The essays and book reviews collected in Practical Judgments represent popular Toronto philosopher and cultural theorist Mark Kingwell's negotiation of the space where academe collides with the world outside the ivory tower. Kingwell considers cricket and consciousness, dandies and television, the ethics of books and lifestyles, and the possibility of critical theory. He looks to Nietzsche, Husserl, and Adorno for inspiration, but also to Cary Grant, Bruce Mau, and Jorge Luis Borges.

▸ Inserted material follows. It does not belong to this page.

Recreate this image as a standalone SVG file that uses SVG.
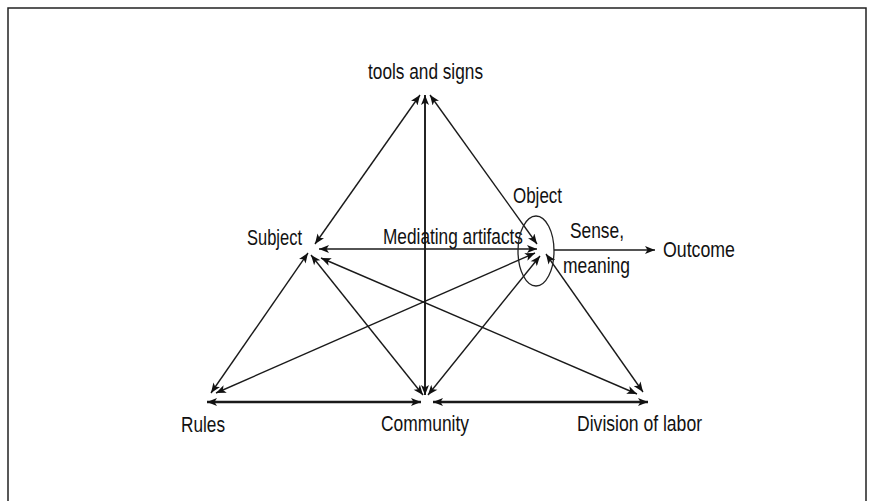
<svg xmlns="http://www.w3.org/2000/svg" width="870" height="501" viewBox="0 0 870 501">
<defs>
<marker id="ah" viewBox="0 0 10 8" refX="10" refY="4" markerWidth="11" markerHeight="8" markerUnits="userSpaceOnUse" orient="auto-start-reverse">
<path d="M0,0 L10,4 L0,8 L2.5,4 z" fill="#111"/>
</marker>
</defs>
<style>
.t{font-family:"Liberation Sans",Arial,sans-serif;font-size:22px;fill:#111;}
.c{stroke:#1a1a1a;stroke-width:1.4;fill:none;marker-start:url(#ah);marker-end:url(#ah);}
.b{stroke-width:2.3;}
.v{stroke-width:1.9;}
</style>
<rect width="870" height="501" fill="#fff"/>
<path d="M8,501 L8,8 L866,8 L866,501" fill="none" stroke="#222" stroke-width="1.5"/>
<g id="connectors">
<line class="c" x1="420" y1="95" x2="315" y2="244"/>
<line class="c v" x1="425" y1="95" x2="425" y2="395"/>
<line class="c" x1="430" y1="95" x2="537" y2="244"/>
<line class="c" x1="319" y1="249" x2="537" y2="249"/>
<line class="c" x1="308" y1="253" x2="211" y2="393"/>
<line class="c" x1="311" y1="255" x2="423" y2="395"/>
<line class="c" x1="321" y1="258" x2="637" y2="394"/>
<line class="c" x1="535" y1="253" x2="216" y2="393"/>
<line class="c" x1="540" y1="256" x2="428" y2="395"/>
<line class="c" x1="546" y1="254" x2="643" y2="392"/>
<line class="c b" x1="207" y1="402" x2="421" y2="402"/>
<line class="c b" x1="433" y1="402" x2="648" y2="402"/>
<line x1="554" y1="250" x2="655" y2="250" stroke="#1a1a1a" stroke-width="1.4" marker-end="url(#ah)"/>
</g>
<g id="tools"><text class="t" x="368" y="79" textLength="115" lengthAdjust="spacingAndGlyphs">tools and signs</text></g>
<g id="subject"><text class="t" x="247" y="245" textLength="55" lengthAdjust="spacingAndGlyphs">Subject</text></g>
<g id="mediating"><text class="t" x="383" y="244" textLength="140" lengthAdjust="spacingAndGlyphs">Mediating artifacts</text></g>
<g id="object">
<ellipse cx="536" cy="251" rx="18" ry="35" fill="none" stroke="#222" stroke-width="1.3"/>
<text class="t" x="513" y="203" textLength="49" lengthAdjust="spacingAndGlyphs">Object</text>
</g>
<g id="sense">
<text class="t" x="570" y="238" textLength="54" lengthAdjust="spacingAndGlyphs">Sense,</text>
<text class="t" x="563" y="273" textLength="67" lengthAdjust="spacingAndGlyphs">meaning</text>
</g>
<g id="outcome"><text class="t" x="663" y="257" textLength="72" lengthAdjust="spacingAndGlyphs">Outcome</text></g>
<g id="rules"><text class="t" x="181" y="432" textLength="44" lengthAdjust="spacingAndGlyphs">Rules</text></g>
<g id="community"><text class="t" x="381" y="431" textLength="88" lengthAdjust="spacingAndGlyphs">Community</text></g>
<g id="division"><text class="t" x="577" y="431" textLength="125" lengthAdjust="spacingAndGlyphs">Division of labor</text></g>
</svg>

Throughout, Kingwell shows a deep respect for the philosophical enterprise in its peculiar current conditions and a commitment to think sharply and with self-awareness about these conditions. Intended as both a philosophical examination of the commonplace virtues of wonder, civility, and common sense, and a realistic illustration of how Kingwell sees them working, Practical Judgments calls attention to the process of thinking and, by example, encourages the reader to engage in similar philosophizing. The book itself is structured to show the arc of thought, from the more abstract, scholarly examinations of people and ideas, to critical reflections on the impetus for philosophy and its possibilities as a force for change in the world around us.

Practical Judgments

reveals the sources and developments of Kingwell's thought and examines the nature and limits of intellectual engagement. It displays Kingwell's political commitment to a hermeneutic form of social democracy by revealing a careful attention to the texture of daily cultural affairs. Arguing for a form of critical engagement without which political action is impossible, Kingwell shows that attention to everyday life is worthwhile both in itself and as part of a larger philosophical endeavour.